Thursday, May 26, 2011

Firenze Ancora

Back in Firenze! When planning this trip, we went back and forth on whether we should hop down to Italy and visit good old Florence. It was a bit out of the way (with how we planned our routes) and we actually encountered a few detours on the way down, but in the end, it was worth it!

There isn’t much to recap about our time in Italy. The weather was beautiful, we visited some new places and revisited some favorites, and best of all, ate exclusively at the best places in town.

I remembered this guy from when I lived there. It was nice to see him around again, playing some mood-setting tunes for the people enjoying their meal out in the piazza.

You might remember pictures I posted of the Arno from two years ago. The view will never disappoint, especially when the waters are calm and big, puffy clouds are above.

From here on out, it’s about the art. That is what drew me to this city and what still thrives. We were headed back to our B&B and noticed a big banner advertising this show. We hoped in to find amazing pieces like that and counted our lucky stars as it was the last day of the exhibition. It really makes me want to sit down and paint.

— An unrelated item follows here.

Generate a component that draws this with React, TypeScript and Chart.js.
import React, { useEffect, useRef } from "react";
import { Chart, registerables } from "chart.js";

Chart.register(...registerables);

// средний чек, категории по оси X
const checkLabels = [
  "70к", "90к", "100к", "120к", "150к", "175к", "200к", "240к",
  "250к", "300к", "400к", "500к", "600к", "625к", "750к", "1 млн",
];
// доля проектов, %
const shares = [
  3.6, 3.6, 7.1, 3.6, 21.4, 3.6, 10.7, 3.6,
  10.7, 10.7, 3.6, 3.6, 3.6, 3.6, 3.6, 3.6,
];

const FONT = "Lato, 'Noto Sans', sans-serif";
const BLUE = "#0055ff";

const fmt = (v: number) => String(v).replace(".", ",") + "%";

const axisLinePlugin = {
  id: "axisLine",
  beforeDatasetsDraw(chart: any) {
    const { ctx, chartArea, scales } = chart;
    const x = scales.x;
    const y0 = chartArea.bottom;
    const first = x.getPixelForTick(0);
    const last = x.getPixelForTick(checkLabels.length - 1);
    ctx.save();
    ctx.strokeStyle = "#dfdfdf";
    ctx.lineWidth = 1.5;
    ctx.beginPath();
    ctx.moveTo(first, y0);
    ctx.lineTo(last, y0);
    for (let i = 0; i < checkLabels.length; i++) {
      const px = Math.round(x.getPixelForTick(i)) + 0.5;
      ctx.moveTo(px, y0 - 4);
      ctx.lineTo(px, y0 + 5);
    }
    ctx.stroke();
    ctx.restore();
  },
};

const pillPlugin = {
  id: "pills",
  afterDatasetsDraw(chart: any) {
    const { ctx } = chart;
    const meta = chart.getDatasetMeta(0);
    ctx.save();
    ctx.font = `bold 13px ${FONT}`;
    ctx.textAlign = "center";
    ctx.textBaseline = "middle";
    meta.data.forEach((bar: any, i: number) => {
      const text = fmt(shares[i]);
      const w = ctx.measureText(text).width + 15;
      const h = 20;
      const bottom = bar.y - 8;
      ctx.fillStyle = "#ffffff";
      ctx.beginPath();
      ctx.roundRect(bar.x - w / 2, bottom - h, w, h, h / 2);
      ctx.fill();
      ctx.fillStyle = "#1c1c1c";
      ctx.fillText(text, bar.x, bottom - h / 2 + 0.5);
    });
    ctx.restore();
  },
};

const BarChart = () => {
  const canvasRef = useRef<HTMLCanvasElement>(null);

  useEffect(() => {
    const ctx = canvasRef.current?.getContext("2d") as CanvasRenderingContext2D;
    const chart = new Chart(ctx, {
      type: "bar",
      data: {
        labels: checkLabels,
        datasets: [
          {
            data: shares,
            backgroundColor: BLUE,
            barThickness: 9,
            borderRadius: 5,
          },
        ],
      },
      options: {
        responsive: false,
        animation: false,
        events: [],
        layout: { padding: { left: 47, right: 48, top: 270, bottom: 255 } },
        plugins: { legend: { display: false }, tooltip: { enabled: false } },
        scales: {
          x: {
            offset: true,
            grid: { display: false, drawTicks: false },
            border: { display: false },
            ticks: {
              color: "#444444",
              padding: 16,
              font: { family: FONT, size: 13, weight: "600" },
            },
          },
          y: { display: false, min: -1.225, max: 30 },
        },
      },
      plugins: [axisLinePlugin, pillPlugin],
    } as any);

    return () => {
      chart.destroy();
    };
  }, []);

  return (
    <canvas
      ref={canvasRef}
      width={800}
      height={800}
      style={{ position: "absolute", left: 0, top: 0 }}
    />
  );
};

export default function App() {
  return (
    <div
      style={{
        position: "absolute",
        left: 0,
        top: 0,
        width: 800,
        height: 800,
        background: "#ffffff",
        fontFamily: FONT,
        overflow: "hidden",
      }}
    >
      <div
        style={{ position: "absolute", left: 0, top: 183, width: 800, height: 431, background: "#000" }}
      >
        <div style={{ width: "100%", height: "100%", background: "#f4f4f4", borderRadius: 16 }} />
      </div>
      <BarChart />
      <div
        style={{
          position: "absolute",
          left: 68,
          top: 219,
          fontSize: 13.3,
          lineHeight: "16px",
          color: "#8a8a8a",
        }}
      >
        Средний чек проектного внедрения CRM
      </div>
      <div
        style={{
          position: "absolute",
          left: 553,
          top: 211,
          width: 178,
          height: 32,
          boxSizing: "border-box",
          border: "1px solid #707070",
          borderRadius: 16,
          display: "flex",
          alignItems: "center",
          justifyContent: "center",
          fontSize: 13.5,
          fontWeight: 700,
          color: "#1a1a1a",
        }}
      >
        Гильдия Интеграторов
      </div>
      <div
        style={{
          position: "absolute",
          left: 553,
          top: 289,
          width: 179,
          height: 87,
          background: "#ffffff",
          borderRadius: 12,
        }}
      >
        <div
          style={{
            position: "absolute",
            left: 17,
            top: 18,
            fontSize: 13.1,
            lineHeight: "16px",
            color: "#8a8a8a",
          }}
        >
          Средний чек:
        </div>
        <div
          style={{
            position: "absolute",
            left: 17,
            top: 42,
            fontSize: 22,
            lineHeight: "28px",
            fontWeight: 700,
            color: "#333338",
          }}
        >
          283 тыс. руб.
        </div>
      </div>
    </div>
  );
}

While having a drink in Piazza Santa Croce, I noticed these frescos on the building across the square. I don’t know why I never noticed it before, but this time it really caught, and held, my attention. The fading frescos are such a good metaphor for Firenze. It’s a piece of the distance past, showing the beauty and detail of the old society, faded but still holding strong. Somewhat ghostly, yet still striking and capturing. So cool.

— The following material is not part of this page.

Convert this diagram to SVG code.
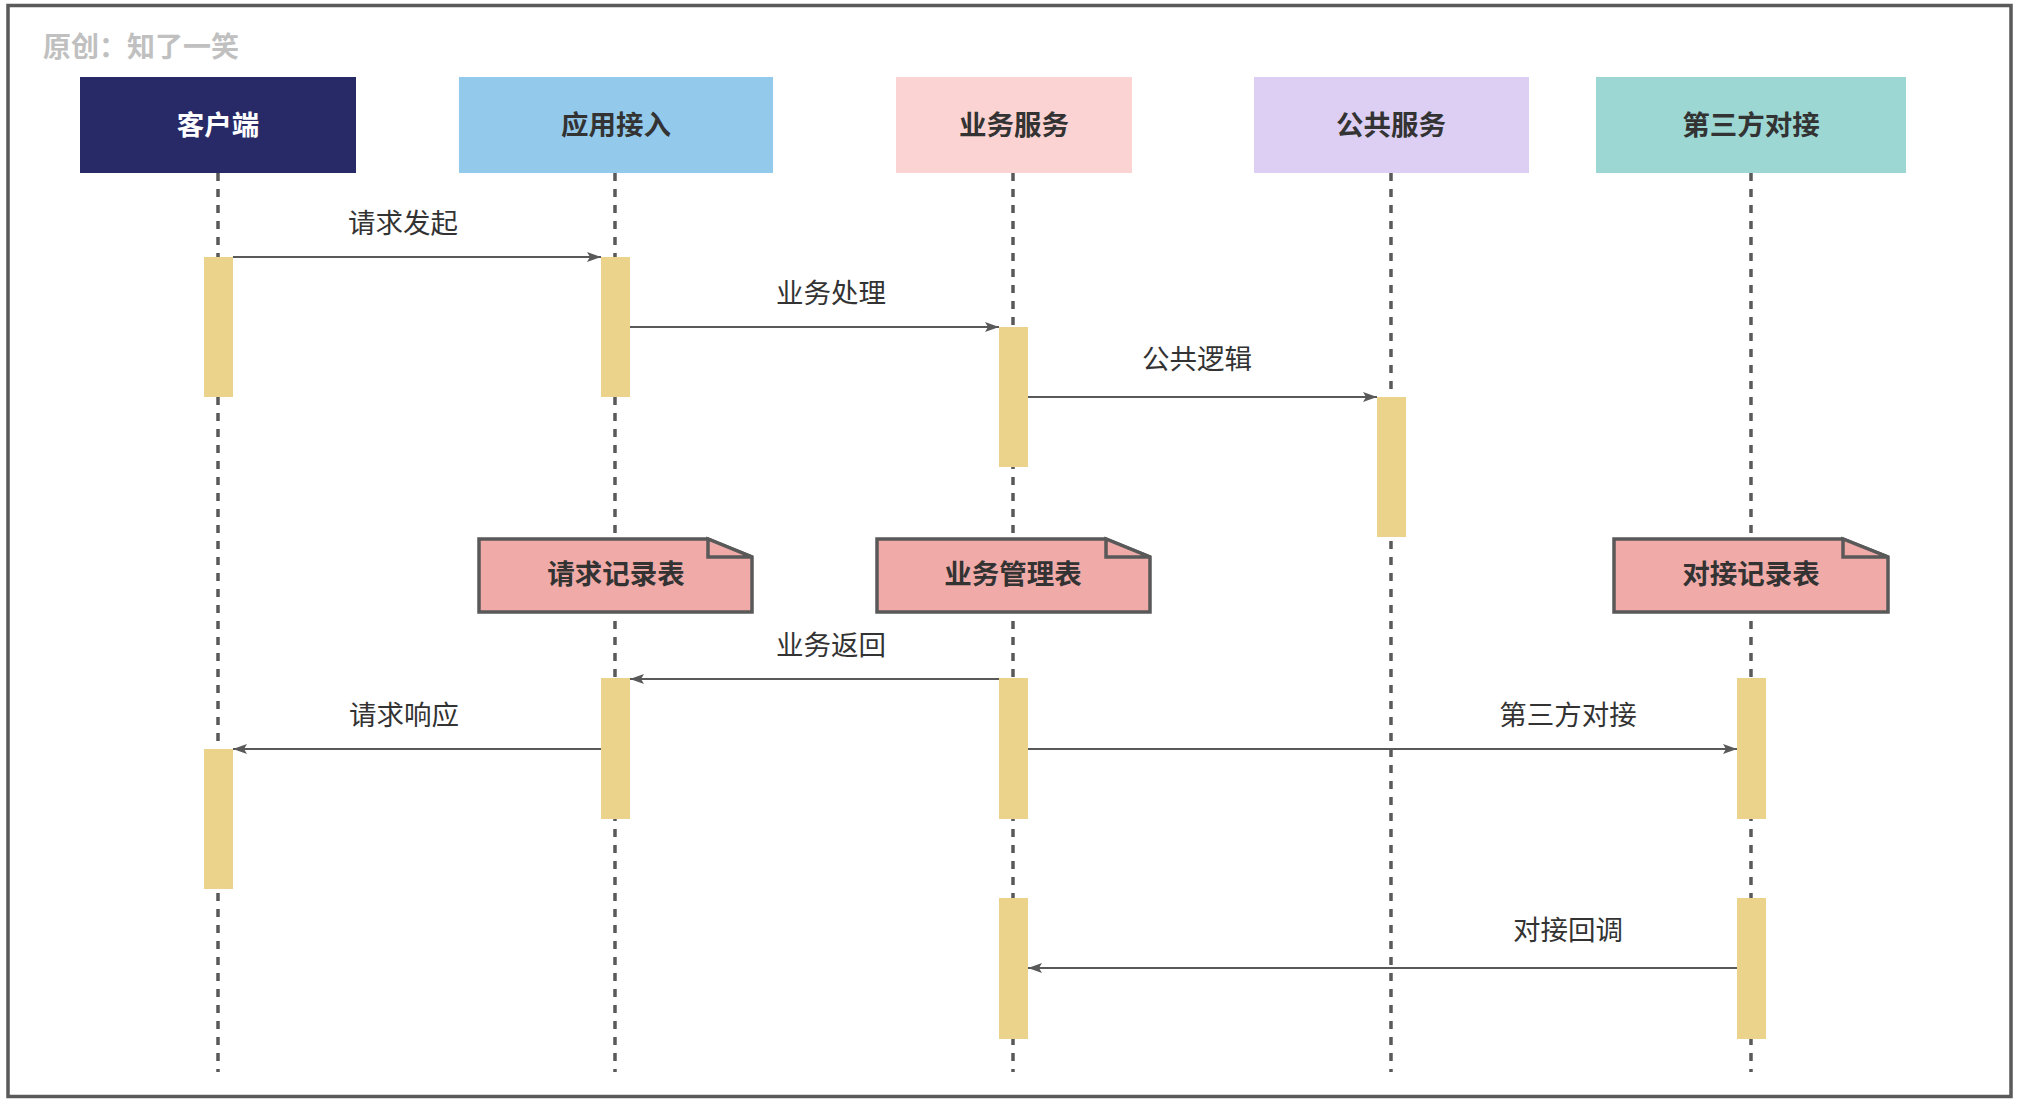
<svg xmlns="http://www.w3.org/2000/svg" width="2020" height="1102" viewBox="0 0 2020 1102">
<defs>
<style>
.title{font-family:"Noto Sans CJK SC","Noto Sans",sans-serif;font-size:28px;font-weight:bold;fill:#c0c0c0}
.box{stroke:none}
.blabel{font-family:"Noto Sans CJK SC","Noto Sans",sans-serif;font-size:27.5px;font-weight:bold;fill:#333333;text-anchor:middle}
.life{stroke:#595959;stroke-width:3.5;stroke-dasharray:8 8;fill:none}
.act{fill:#ebd38c}
.msg{stroke:#595959;stroke-width:2;fill:none;marker-end:url(#arr)}
.mlabel{font-family:"Noto Sans CJK SC","Noto Sans",sans-serif;font-size:27.5px;fill:#333333;text-anchor:middle}
.note{fill:#f0aba9;stroke:#595959;stroke-width:3.5;stroke-linejoin:miter}
.fold{fill:#f0aba9;stroke:#595959;stroke-width:3.5}
</style>
<marker id="arr" viewBox="0 0 14 10" refX="14" refY="5" markerWidth="14" markerHeight="10" markerUnits="userSpaceOnUse" orient="auto">
<path d="M0,0 L14,5 L0,10 L3,5 Z" fill="#595959"/>
</marker>
</defs>
<rect width="2020" height="1102" fill="#ffffff"/>
<rect x="8" y="5.5" width="2003" height="1091" fill="none" stroke="#5a5a5a" stroke-width="3.5"/>
<text class="title" x="43" y="57">原创：知了一笑</text>

<g id="lifelines">
<line class="life" x1="218" y1="173" x2="218" y2="1072"/>
<line class="life" x1="615" y1="173" x2="615" y2="1072"/>
<line class="life" x1="1013" y1="173" x2="1013" y2="1072"/>
<line class="life" x1="1391" y1="173" x2="1391" y2="1072"/>
<line class="life" x1="1751" y1="173" x2="1751" y2="1072"/>
</g>

<g id="client">
<rect class="box" x="80" y="77" width="276" height="96" fill="#272a67"/>
<text class="blabel" x="218" y="135" style="fill:#ffffff">客户端</text>
</g>
<g id="app">
<rect class="box" x="459" y="77" width="314" height="96" fill="#93caec"/>
<text class="blabel" x="616" y="135">应用接入</text>
</g>
<g id="biz">
<rect class="box" x="896" y="77" width="236" height="96" fill="#fbd3d2"/>
<text class="blabel" x="1014" y="135">业务服务</text>
</g>
<g id="public">
<rect class="box" x="1254" y="77" width="275" height="96" fill="#dccff3"/>
<text class="blabel" x="1391" y="135">公共服务</text>
</g>
<g id="third">
<rect class="box" x="1596" y="77" width="310" height="96" fill="#9cd7d3"/>
<text class="blabel" x="1751" y="135">第三方对接</text>
</g>

<g id="activations">
<rect class="act" x="204" y="257" width="29" height="140"/>
<rect class="act" x="601" y="257" width="29" height="140"/>
<rect class="act" x="999" y="327" width="29" height="140"/>
<rect class="act" x="1377" y="397" width="29" height="140"/>
<rect class="act" x="601" y="678" width="29" height="141"/>
<rect class="act" x="999" y="678" width="29" height="141"/>
<rect class="act" x="1737" y="678" width="29" height="141"/>
<rect class="act" x="204" y="749" width="29" height="140"/>
<rect class="act" x="999" y="898" width="29" height="141"/>
<rect class="act" x="1737" y="898" width="29" height="141"/>
</g>

<g id="note-request">
<path class="note" d="M479,539 H708 L752,557 V612 H479 Z"/>
<path class="fold" d="M708,539 V557 H752 Z"/>
<text class="blabel" x="616" y="584">请求记录表</text>
</g>
<g id="note-biz">
<path class="note" d="M877,539 H1106 L1150,557 V612 H877 Z"/>
<path class="fold" d="M1106,539 V557 H1150 Z"/>
<text class="blabel" x="1013" y="584">业务管理表</text>
</g>
<g id="note-third">
<path class="note" d="M1614,539 H1843 L1888,557 V612 H1614 Z"/>
<path class="fold" d="M1843,539 V557 H1888 Z"/>
<text class="blabel" x="1751" y="584">对接记录表</text>
</g>

<g id="connectors">
<line class="msg" x1="233" y1="257" x2="601" y2="257"/>
<line class="msg" x1="630" y1="327" x2="999" y2="327"/>
<line class="msg" x1="1028" y1="397" x2="1377" y2="397"/>
<line class="msg" x1="999" y1="679" x2="630" y2="679"/>
<line class="msg" x1="601" y1="749" x2="233" y2="749"/>
<line class="msg" x1="1028" y1="749" x2="1737" y2="749"/>
<line class="msg" x1="1737" y1="968" x2="1028" y2="968"/>
<text class="mlabel" x="403" y="233">请求发起</text>
<text class="mlabel" x="831" y="303">业务处理</text>
<text class="mlabel" x="1197" y="369">公共逻辑</text>
<text class="mlabel" x="831" y="655">业务返回</text>
<text class="mlabel" x="404" y="725">请求响应</text>
<text class="mlabel" x="1568" y="725">第三方对接</text>
<text class="mlabel" x="1568" y="940">对接回调</text>
</g>
</svg>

Now for Giambologna. I wish I could give a background on this amazing sculptor, but I have yet to dig deep into his background. For now, he was one of the best sculptors of the high renaissance, working after Michelangelo while overlapping his career for a short while.

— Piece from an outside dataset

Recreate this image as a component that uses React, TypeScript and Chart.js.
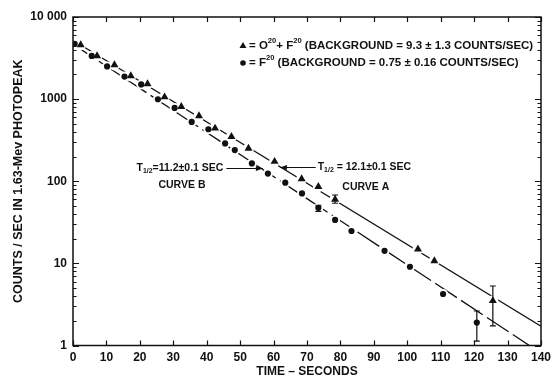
import React, { useEffect, useRef } from "react";
import { Chart, registerables } from "chart.js";

Chart.register(...registerables);

const FONT = "'Liberation Sans', Arial, Helvetica, sans-serif";
const INK = "#111111";

// ---- axis ticks ----
const xTickValues = [0, 10, 20, 30, 40, 50, 60, 70, 80, 90, 100, 110, 120, 130, 140];
const xTickLabels = ["0", "10", "20", "30", "40", "50", "60", "70", "80", "90", "100", "110", "120", "130", "140"];
const yTickValues = [1, 10, 100, 1000, 10000];
const yTickLabels = ["1", "10", "100", "1000", "10 000"];

// ---- O20 + F20 (triangles) ----
const curveATimes = [2.3, 7.2, 12.4, 17.3, 22.3, 27.4, 32.4, 37.7, 42.5, 47.4, 52.5, 60.3, 68.4, 73.4, 78.4, 103.2, 108.1, 125.6];
const curveACounts = [4570, 3360, 2610, 1920, 1530, 1060, 810, 624, 442, 349, 251, 174, 107, 86, 60, 14.9, 10.7, 3.5];

// ---- F20 (circles) ----
const curveBTimes = [0.5, 5.6, 10.2, 15.4, 20.4, 25.4, 30.4, 35.5, 40.5, 45.5, 48.4, 53.5, 58.3, 63.5, 68.5, 73.4, 78.4, 83.3, 93.2, 100.8, 110.7, 120.8];
const curveBCounts = [4700, 3360, 2500, 1880, 1510, 997, 781, 527, 430, 289, 240, 165, 124, 96, 71, 47.5, 33.8, 24.8, 14.2, 9.1, 4.24, 1.9];

// ---- error bars ----
const errTimes = [78.4, 125.6, 73.4, 120.8];
const errLow = [54, 1.73, 43, 1.13];
const errHigh = [68, 5.3, 51, 2.63];

// ---- fitted decay lines ----
const fitATimes = [0, 140];
const fitACounts = [5200, 1.72];
const fitBTimes = [0, 140];
const fitBCounts = [4670, 0.806];

// ---- text ----
const xTitle = "TIME – SECONDS";
const yTitle = "COUNTS / SEC IN 1.63-Mev PHOTOPEAK";
type Seg = [string, number]; // 0 normal, 1 superscript, 2 subscript
const legendA: Seg[] = [["= O", 0], ["20", 1], ["+ F", 0], ["20", 1], [" (BACKGROUND = 9.3 ± 1.3 COUNTS/SEC)", 0]];
const legendB: Seg[] = [["= F", 0], ["20", 1], [" (BACKGROUND = 0.75 ± 0.16 COUNTS/SEC)", 0]];
const annBText: Seg[] = [["T", 0], ["1/2", 2], ["=11.2±0.1 SEC", 0]];
const annAText: Seg[] = [["T", 0], ["1/2", 2], [" = 12.1±0.1 SEC", 0]];
const annBLabel = "CURVE B";
const annALabel = "CURVE A";
// annotation anchors in data coordinates [time, counts]
const annBTextAt = [19, 145];
const annBArrowTip = [56.8, 145];
const annBLabelAt = [32.6, 90];
const annATextAt = [73.2, 149];
const annAArrowTip = [61.9, 149];
const annALabelAt = [87.6, 85];

function pts(xs: number[], ys: number[]) {
  return xs.map((x, i) => ({ x, y: ys[i] }));
}

function drawRich(ctx: CanvasRenderingContext2D, x: number, y: number, segs: Seg[], size: number) {
  let cx = x;
  for (const [txt, kind] of segs) {
    const s = kind === 0 ? size : size * 0.66;
    ctx.font = `bold ${s}px ${FONT}`;
    const dy = kind === 1 ? -size * 0.4 : kind === 2 ? size * 0.32 : 0;
    ctx.fillText(txt, cx, y + dy);
    cx += ctx.measureText(txt).width;
  }
  return cx;
}

function richWidth(ctx: CanvasRenderingContext2D, segs: Seg[], size: number) {
  let w = 0;
  for (const [txt, kind] of segs) {
    const s = kind === 0 ? size : size * 0.66;
    ctx.font = `bold ${s}px ${FONT}`;
    w += ctx.measureText(txt).width;
  }
  return w;
}

function arrow(ctx: CanvasRenderingContext2D, x1: number, y: number, x2: number) {
  ctx.beginPath();
  ctx.moveTo(x1, y);
  ctx.lineTo(x2, y);
  ctx.stroke();
  const dir = x2 > x1 ? 1 : -1;
  ctx.beginPath();
  ctx.moveTo(x2, y);
  ctx.lineTo(x2 - dir * 7, y - 2.5);
  ctx.lineTo(x2 - dir * 7, y + 2.5);
  ctx.closePath();
  ctx.fill();
}

const framePlugin = {
  id: "frameAndExtras",
  afterDatasetsDraw(chart: any) {
    const { ctx, scales } = chart;
    const x = scales.x;
    const y = scales.y;
    ctx.save();
    ctx.strokeStyle = INK;
    ctx.lineWidth = 1.2;
    for (let i = 0; i < errTimes.length; i++) {
      const px = x.getPixelForValue(errTimes[i]);
      const lo = y.getPixelForValue(errLow[i]);
      const hi = y.getPixelForValue(errHigh[i]);
      ctx.beginPath();
      ctx.moveTo(px, lo);
      ctx.lineTo(px, hi);
      ctx.moveTo(px - 3, lo);
      ctx.lineTo(px + 3, lo);
      ctx.moveTo(px - 3, hi);
      ctx.lineTo(px + 3, hi);
      ctx.stroke();
    }
    ctx.restore();
  },
  afterDraw(chart: any) {
    const { ctx, chartArea, scales } = chart;
    const { left, right, top, bottom } = chartArea;
    const x = scales.x;
    const y = scales.y;
    ctx.save();
    ctx.strokeStyle = INK;
    ctx.fillStyle = INK;
    ctx.lineWidth = 1.5;
    ctx.strokeRect(left, top, right - left, bottom - top);
    ctx.lineWidth = 1.2;
    // x ticks top and bottom
    ctx.beginPath();
    for (const t of x.ticks) {
      const px = Math.round(x.getPixelForValue(t.value)) + 0.5;
      ctx.moveTo(px, bottom);
      ctx.lineTo(px, bottom - 5);
      ctx.moveTo(px, top);
      ctx.lineTo(px, top + 5);
    }
    // y ticks left and right (major + minor)
    for (const t of y.ticks) {
      const py = Math.round(y.getPixelForValue(t.value)) + 0.5;
      ctx.moveTo(left, py);
      ctx.lineTo(left + 6, py);
      ctx.moveTo(right, py);
      ctx.lineTo(right - 6, py);
      if (t.value < 10000) {
        for (let m = 2; m <= 9; m++) {
          const pm = Math.round(y.getPixelForValue(t.value * m)) + 0.5;
          ctx.moveTo(left, pm);
          ctx.lineTo(left + 3.5, pm);
          ctx.moveTo(right, pm);
          ctx.lineTo(right - 3.5, pm);
        }
      }
    }
    ctx.stroke();

    // legend
    const lx = right - 298;
    const ly1 = top + 28.5;
    const ly2 = top + 46;
    ctx.beginPath();
    ctx.moveTo(lx, ly1 - 3.5);
    ctx.lineTo(lx + 3.5, ly1 + 2.5);
    ctx.lineTo(lx - 3.5, ly1 + 2.5);
    ctx.closePath();
    ctx.fill();
    ctx.beginPath();
    ctx.arc(lx, ly2, 2.8, 0, Math.PI * 2);
    ctx.fill();
    ctx.textBaseline = "middle";
    ctx.textAlign = "left";
    drawRich(ctx, lx + 6, ly1, legendA, 11.5);
    drawRich(ctx, lx + 6, ly2, legendB, 11.5);

    // annotations
    const fs = 10.5;
    const bx = x.getPixelForValue(annBTextAt[0]);
    const by = y.getPixelForValue(annBTextAt[1]);
    const bEnd = drawRich(ctx, bx, by, annBText, fs);
    ctx.lineWidth = 1;
    arrow(ctx, bEnd + 3, Math.round(by) + 0.5, x.getPixelForValue(annBArrowTip[0]));
    ctx.font = `bold ${fs}px ${FONT}`;
    ctx.textAlign = "center";
    ctx.fillText(annBLabel, x.getPixelForValue(annBLabelAt[0]), y.getPixelForValue(annBLabelAt[1]));
    ctx.textAlign = "left";
    const ax = x.getPixelForValue(annATextAt[0]);
    const ay = y.getPixelForValue(annATextAt[1]);
    drawRich(ctx, ax, ay, annAText, fs);
    arrow(ctx, ax - 2, Math.round(ay) + 0.5, x.getPixelForValue(annAArrowTip[0]));
    ctx.font = `bold ${fs}px ${FONT}`;
    ctx.textAlign = "center";
    ctx.fillText(annALabel, x.getPixelForValue(annALabelAt[0]), y.getPixelForValue(annALabelAt[1]));
    void richWidth;
    ctx.restore();
  },
};

export default function App() {
  const ref = useRef<HTMLCanvasElement | null>(null);
  useEffect(() => {
    const canvas = ref.current;
    if (!canvas) return;
    const tickFont = { family: FONT, size: 12, weight: "bold" as const };
    const chart = new Chart(canvas, {
      type: "scatter",
      data: {
        datasets: [
          {
            label: "O20 + F20",
            data: pts(curveATimes, curveACounts),
            pointStyle: "triangle",
            pointRadius: 4.6,
            backgroundColor: INK,
            borderColor: INK,
            borderWidth: 0,
            order: 0,
          },
          {
            label: "F20",
            data: pts(curveBTimes, curveBCounts),
            pointStyle: "circle",
            pointRadius: 3.1,
            backgroundColor: INK,
            borderColor: INK,
            borderWidth: 0,
            order: 0,
          },
          {
            label: "haloA",
            data: pts(curveATimes, curveACounts),
            pointStyle: "circle",
            pointRadius: 5.5,
            backgroundColor: "#ffffff",
            borderWidth: 0,
            order: 1,
          },
          {
            label: "haloB",
            data: pts(curveBTimes, curveBCounts),
            pointStyle: "circle",
            pointRadius: 5,
            backgroundColor: "#ffffff",
            borderWidth: 0,
            order: 1,
          },
          {
            label: "Curve A",
            data: pts(fitATimes, fitACounts),
            showLine: true,
            pointRadius: 0,
            borderColor: INK,
            borderWidth: 1.3,
            order: 2,
          },
          {
            label: "Curve B",
            data: pts(fitBTimes, fitBCounts),
            showLine: true,
            pointRadius: 0,
            borderColor: INK,
            borderWidth: 1.3,
            borderDash: [26, 5],
            order: 2,
          },
        ],
      },
      options: {
        animation: false,
        responsive: false,
        devicePixelRatio: 1,
        layout: { padding: { top: 17, right: 12, left: 0, bottom: 0 } },
        plugins: { legend: { display: false }, tooltip: { enabled: false } },
        scales: {
          x: {
            type: "linear",
            min: 0,
            max: 140,
            afterBuildTicks: (s: any) => {
              s.ticks = xTickValues.map((v) => ({ value: v }));
            },
            afterFit: (s: any) => {
              s.height = 30.5;
            },
            ticks: {
              padding: 5,
              color: INK,
              font: tickFont,
              maxRotation: 0,
              autoSkip: false,
              callback: (v: any) => xTickLabels[xTickValues.indexOf(Number(v))] ?? "",
            },
            grid: { display: false, drawTicks: false },
            border: { display: false },
            title: {
              display: true,
              text: xTitle,
              color: INK,
              font: { family: FONT, size: 12, weight: "bold" },
              padding: { top: 0, bottom: -3 },
            },
          },
          y: {
            type: "logarithmic",
            min: 1,
            max: 10000,
            afterBuildTicks: (s: any) => {
              s.ticks = yTickValues.map((v) => ({ value: v }));
            },
            afterFit: (s: any) => {
              s.width = 73;
            },
            ticks: {
              padding: 6,
              color: INK,
              font: tickFont,
              autoSkip: false,
              callback: (v: any) => yTickLabels[yTickValues.indexOf(Number(v))] ?? "",
            },
            grid: { display: false, drawTicks: false },
            border: { display: false },
            title: {
              display: true,
              text: yTitle,
              color: INK,
              font: { family: FONT, size: 12.5, weight: "bold" },
              padding: { top: 11, bottom: 0 },
            },
          },
        },
      },
      plugins: [framePlugin],
    } as any);
    return () => chart.destroy();
  }, []);
  return (
    <div style={{ position: "fixed", left: 0, top: 0, width: 556, height: 376, background: "#ffffff" }}>
      <canvas ref={ref} width={556} height={376} style={{ display: "block", width: 556, height: 376 }} />
    </div>
  );
}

Here is a sculpture in the Loggia of the Piazza della Signoria. The Loggia is part of the famous Uffizi Gallery and houses some of the best sculptures of the renaissance (in my opinion).

The other best place to see amazing sculptures in Firenze is the Bargello. The museum is entirely dedicated to sculpture and ceramics and was actually the only museum we went to this time around. I might have posted this Giambologna before, but it’s so cool that I had to do it again.

Back story: Two years ago, while I was living and studying in Firenze, I tried to go to the Villa Demidoff in a small town outside of Firenze called Pratolino. The only reason I wanted to visit this villa was to see a very under-known Giambologna. I’ve lost count, but am sure that I tried to visit the villa at least three times. Every time, it was closed for one reason or another and I left Europe the last time disappointed that I missed it.

Well. This time I got to it, with Casey and my friend Eugenio, and THIS was worth the wait! It is a giant sculpture Giambologna did in two years and is officially my favorite work of art. It is something about the juxtaposition of well-polished and raw form that shows the genius of the man. He gently overlooks a pond, pensive and somber. His melting hair and dripping environment suggests he has been here, and will be, for eternity, gently watching history pass by. It is truly amazing.

If you look closely, you can see Eugenio standing next to the gargantuan sculpture on the right. This gives you a sense of how large it is and adds to the incredible feat of creating such a thing. I would love to see this again sometime in a distant future as I’m sure it will only look better.

1 comment:

celia said...

Your picture of the Arno is so beauuuutiful! Lucky to have caught the exhibition. Wow, wow Giambolgna's piece is mind blowing. So glad you thought of having Eugenio stand next to it. I like your poetic description.